Do not get me wrong! I am not defending the idea of hiding the truth from the customer! The opposite of this ...
For me, the biggest problem is that he forgets to say what is really important:
“Software development is an extremely complex task”.
He forgets to say that, in most cases, the construction of a software involves the construction of its small components. In most cases, he doesn't have the capacitors, transistors and resistors ready to use. He doesn't have their interfaces exposed and tested.
He forgets to say that he does not even have the unit tests for these components and many times he doesn't even know for sure what he is going to build!
When it comes to the domain of an application, he will have to create almost everything*, just because the domain is unique for each project.
Even so, the developer is still selling his work as if it was a product that must be assembled and delivered within a "defined time and cost" ...

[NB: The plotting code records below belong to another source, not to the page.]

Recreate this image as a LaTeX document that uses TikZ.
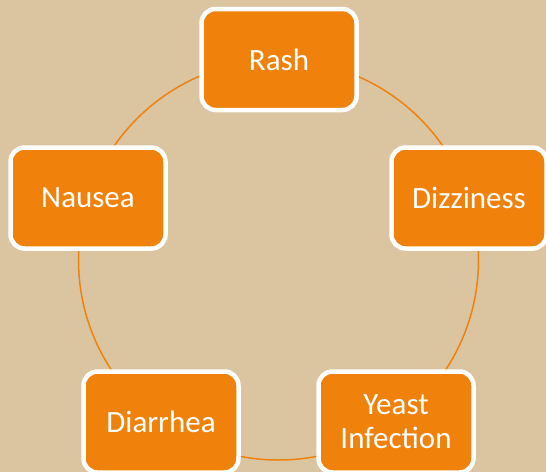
\documentclass[tikz,border=0pt]{standalone}
\usepackage{fontspec}
\setmainfont{Carlito}
\definecolor{bgtan}{HTML}{DBC4A0}
\definecolor{boxorange}{HTML}{F0820C}
\begin{document}
\begin{tikzpicture}[x=1pt,y=-1pt,
  symbox/.style={draw=white,line width=4.5pt,fill=boxorange,rounded corners=14pt,
    minimum width=155pt,minimum height=101pt,text=white,align=center,
    font=\fontsize{31}{34}\selectfont,inner sep=0pt},
  ring/.style={draw=boxorange,line width=1.5pt}]
\fill[bgtan] (0,0) rectangle (546,472);
\useasboundingbox (0,0) rectangle (546,472);
\coordinate (c) at (278.5,260);
\draw[ring] (c) circle[radius=200pt];
\node[symbox] (rash) at (279,59.5) {Rash};
\node[symbox] (dizz) at (469,198) {Dizziness};
\node[symbox] (yeast) at (396,422) {Yeast\\Infection};
\node[symbox] (diar) at (161,422) {Diarrhea};
\node[symbox] (naus) at (88,198) {Nausea};
\end{tikzpicture}
\end{document}
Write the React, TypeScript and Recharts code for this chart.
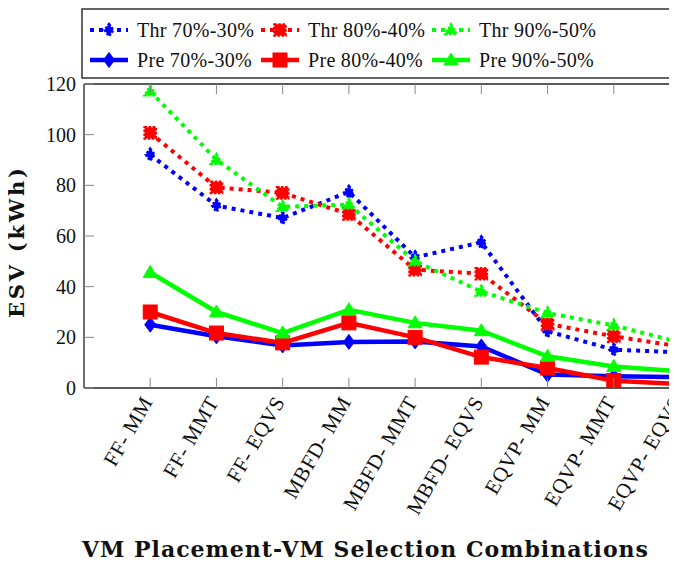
import { Line, LineChart, XAxis, YAxis } from "recharts";

const categories = ["FF- MM", "FF- MMT", "FF- EQVS", "MBFD- MM", "MBFD- MMT", "MBFD- EQVS", "EQVP- MM", "EQVP- MMT", "EQVP- EQVS"];
const thr70 = [92.1, 72, 67.1, 77.4, 51.6, 57.5, 22.4, 15.1, 14.1];
const thr80 = [100.7, 79.2, 77, 68.7, 46.7, 45.1, 25.3, 20.4, 16.4];
const thr90 = [117.1, 90.1, 71.5, 72.4, 50, 38.1, 29.6, 24.7, 18];
const pre70 = [25, 20.4, 16.8, 18.2, 18.4, 16.4, 5.3, 4.6, 4.3];
const pre80 = [30, 21.7, 17.8, 25.7, 20, 12.2, 7.9, 2.9, 1.6];
const pre90 = [45.6, 30, 21.7, 30.9, 25.7, 22.6, 12.5, 8.5, 6.6];
const yTicks = [0, 20, 40, 60, 80, 100, 120];
const xTicks = categories.map((_, i) => i + 1);

const data = categories.map((c, i) => ({
  x: i + 1,
  name: c,
  thr70: thr70[i],
  thr80: thr80[i],
  thr90: thr90[i],
  pre70: pre70[i],
  pre80: pre80[i],
  pre90: pre90[i],
}));

const FONT = "Liberation Serif, DejaVu Serif, serif";
const TXT = { fontFamily: FONT };
const BOLD = { fontFamily: "DejaVu Serif, Liberation Serif, serif", fontWeight: 700 };
const BLUE = "#0000ff";
const RED = "#ff0000";
const GREEN = "#00ff00";
const TICK = "#8a8a8a";
const AXIS = { stroke: "#222", strokeWidth: 1.3 };

type Shape = "diamond" | "square" | "triangle";

function Marker({ cx, cy, shape, color, thr }: { cx: number; cy: number; shape: Shape; color: string; thr?: boolean }) {
  const s = thr ? 0.8 : 1;
  let el;
  if (shape === "diamond") {
    const w = 5.5 * s, h = 7.5 * s;
    el = <polygon points={`${cx},${cy - h} ${cx + w},${cy} ${cx},${cy + h} ${cx - w},${cy}`} />;
  } else if (shape === "square") {
    const h = 7 * s;
    el = <rect x={cx - h} y={cy - h} width={2 * h} height={2 * h} />;
  } else {
    const h = 7 * s;
    el = <polygon points={`${cx},${cy - h} ${cx + h},${cy + h * 0.7} ${cx - h},${cy + h * 0.7}`} />;
  }
  return (
    <g fill={color} stroke={color} strokeWidth={thr ? 2.5 : 1} strokeDasharray={thr ? "2.5 1.5" : undefined}>
      {el}
    </g>
  );
}

function dotFor(shape: Shape, color: string, thr?: boolean) {
  return (p: any) => <Marker key={`m-${p.index}`} cx={p.cx} cy={p.cy} shape={shape} color={color} thr={thr} />;
}

function BottomTick({ x, y, payload }: any) {
  const label = categories[payload.value - 1] ?? "";
  const ax = x - 3, ay = y + 10;
  return (
    <g>
      <line x1={x} y1={y} x2={x} y2={y - 10} stroke={TICK} />
      <text x={ax} y={ay} transform={`rotate(-60 ${ax} ${ay})`} textAnchor="end" dominantBaseline="central" fontSize={21} letterSpacing={0.6} style={TXT} fill="#111">
        {label}
      </text>
    </g>
  );
}

function TopTick({ x, y }: any) {
  return <line x1={x} y1={y} x2={x} y2={y + 10} stroke={TICK} />;
}

function LeftTick({ x, y, payload }: any) {
  return (
    <g>
      <line x1={x} y1={y} x2={x + 10} y2={y} stroke={TICK} />
      <text x={x - 8} y={y} textAnchor="end" dominantBaseline="central" fontSize={20} style={TXT} fill="#111">
        {payload.value}
      </text>
    </g>
  );
}

function RightTick({ x, y }: any) {
  return <line x1={x} y1={y} x2={x - 10} y2={y} stroke={TICK} />;
}

const legendItems = [
  { label: "Thr 70%-30%", color: BLUE, shape: "diamond" as Shape, thr: true, col: 0, row: 0 },
  { label: "Thr 80%-40%", color: RED, shape: "square" as Shape, thr: true, col: 1, row: 0 },
  { label: "Thr 90%-50%", color: GREEN, shape: "triangle" as Shape, thr: true, col: 2, row: 0 },
  { label: "Pre 70%-30%", color: BLUE, shape: "diamond" as Shape, thr: false, col: 0, row: 1 },
  { label: "Pre 80%-40%", color: RED, shape: "square" as Shape, thr: false, col: 1, row: 1 },
  { label: "Pre 90%-50%", color: GREEN, shape: "triangle" as Shape, thr: false, col: 2, row: 1 },
];
const colX = [90, 261, 432];
const rowY = [30, 60];

export default function App() {
  return (
    <div style={{ margin: -8, width: 677, height: 565, overflow: "hidden", position: "relative", background: "#fff" }}>
      <LineChart width={700} height={565} data={data} margin={{ top: 83, right: 19, bottom: 77, left: 24 }}>
        <XAxis xAxisId="b" dataKey="x" type="number" domain={[0, 9]} ticks={xTicks} interval={0} height={100}
          axisLine={AXIS} tickLine={false} tickSize={0} tickMargin={0} tick={BottomTick} allowDataOverflow />
        <XAxis xAxisId="t" orientation="top" dataKey="x" type="number" domain={[0, 9]} ticks={xTicks} interval={0} height={1}
          axisLine={AXIS} tickLine={false} tickSize={0} tickMargin={0} tick={TopTick} allowDataOverflow />
        <YAxis yAxisId="l" type="number" domain={[0, 120]} ticks={yTicks} interval={0} width={60}
          axisLine={AXIS} tickLine={false} tickSize={0} tickMargin={0} tick={LeftTick} allowDataOverflow />
        <YAxis yAxisId="r" orientation="right" type="number" domain={[0, 120]} ticks={yTicks} interval={0} width={1}
          axisLine={AXIS} tickLine={false} tickSize={0} tickMargin={0} tick={RightTick} allowDataOverflow />

        <Line xAxisId="b" yAxisId="l" dataKey="pre70" stroke={BLUE} strokeWidth={4.5} dot={dotFor("diamond", BLUE)} activeDot={false} isAnimationActive={false} />
        <Line xAxisId="b" yAxisId="l" dataKey="pre80" stroke={RED} strokeWidth={4.5} dot={dotFor("square", RED)} activeDot={false} isAnimationActive={false} />
        <Line xAxisId="b" yAxisId="l" dataKey="pre90" stroke={GREEN} strokeWidth={4.5} dot={dotFor("triangle", GREEN)} activeDot={false} isAnimationActive={false} />
        <Line xAxisId="b" yAxisId="l" dataKey="thr70" stroke={BLUE} strokeWidth={4} strokeDasharray="4 5" dot={dotFor("diamond", BLUE, true)} activeDot={false} isAnimationActive={false} />
        <Line xAxisId="b" yAxisId="l" dataKey="thr80" stroke={RED} strokeWidth={4} strokeDasharray="4 5" dot={dotFor("square", RED, true)} activeDot={false} isAnimationActive={false} />
        <Line xAxisId="b" yAxisId="l" dataKey="thr90" stroke={GREEN} strokeWidth={4} strokeDasharray="4 5" dot={dotFor("triangle", GREEN, true)} activeDot={false} isAnimationActive={false} />
      </LineChart>

      <svg width={677} height={565} style={{ position: "absolute", left: 0, top: 0, pointerEvents: "none", fontFamily: FONT }}>
        <rect x={82} y={9} width={620} height={69} fill="#fff" stroke="#333" strokeWidth={1.5} />
        {legendItems.map((it) => {
          const x0 = colX[it.col];
          const y0 = rowY[it.row];
          return (
            <g key={it.label}>
              <line x1={x0} y1={y0} x2={x0 + 38} y2={y0} stroke={it.color} strokeWidth={it.thr ? 4 : 4.5} strokeDasharray={it.thr ? "4 5" : undefined} />
              <Marker cx={x0 + 19} cy={y0} shape={it.shape} color={it.color} thr={it.thr} />
              <text x={x0 + 47} y={y0} dominantBaseline="central" fontSize={20} letterSpacing={0.3} style={TXT} fill="#111">{it.label}</text>
            </g>
          );
        })}
        <text x={365} y={557} textAnchor="middle" fontSize={22} textLength={566} lengthAdjust="spacing" style={BOLD} fill="#111">
          VM Placement-VM Selection Combinations
        </text>
        <text x={24} y={243} transform="rotate(-90 24 243)" textAnchor="middle" fontSize={21} textLength={150} lengthAdjust="spacing" style={BOLD} fill="#111">
          ESV (kWh)
        </text>
      </svg>
    </div>
  );
}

So, here are the questions for discussion:
- Why we don't follow the steps of the other engineering?
- Why we don't learn with them?
- Why do we continue to think of software as a whole instead of thinking of its small parts?
- Why we don't test before building? (This is my favorite one)
- Have you ever played Lego? :)
The ones who have something useful to contribute, please comment. The ones who don't, please go visit YouTube! :)
See you later!
* Can we reuse pre-existing "parts"? Yes, of course! But the application domain is always unique. It is not repeated from an application to another. Yet, we must componentize the domain, since the benefits of componentization are not limited to code reuse. Keeping small pieces with single responsibility makes the maintenance and testability of such pieces a less complex task.